Josef Urban <urban@ktilinux.ms.mff.cuni.cz> writes:

> On Mon, 15 Sep 2008, Robert Boyer wrote:
>
>> I was having a daytime nightmare about a possible world
>> in which some versions of a hypothetically liberated
>> Mizar reported that something was a theorem while
>> others said that it was not.
>
> There is no need to liberate Mizar for that - it is reality (and
> sometimes a nightmare) - all sufficiently complicated software is
> (sometimes) buggy. And I also don't think that open-sourcing
> automatically produces more incompatible versions. Especially the
> Mizar library is a strong reason for staying compatible in this case.
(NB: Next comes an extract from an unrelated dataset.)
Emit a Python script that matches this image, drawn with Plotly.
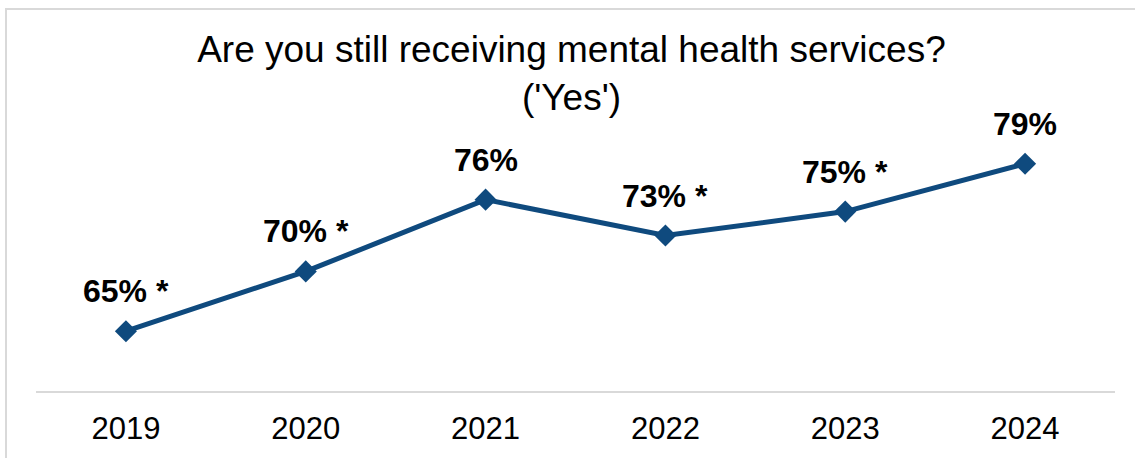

It's possible that if mizar is open-sourced, we would see forks.  People
would continue to work on mizar, of course, but new projects based on
mizar, that do substantially the same thing, would emerge.  A famous
example of forking is the emacs/xemacs split.  See, for example,
http://www.xemacs.org/About/XEmacsVsGNUemacs.html .  The emacs editor
has a number of guises; there's also TeXmacs (http://www.texmacs.org)
and sxemacs (http://www.sxemacs.org).  Forking may lead to schism:

  http://www.sxemacs.org/docs/faq/Q1_002e0_002e5.html#Q1_002e0_002e5

I'm not sure whether that's a bug or a feature of forks.

Imagine this kind of thing taking place with mizar!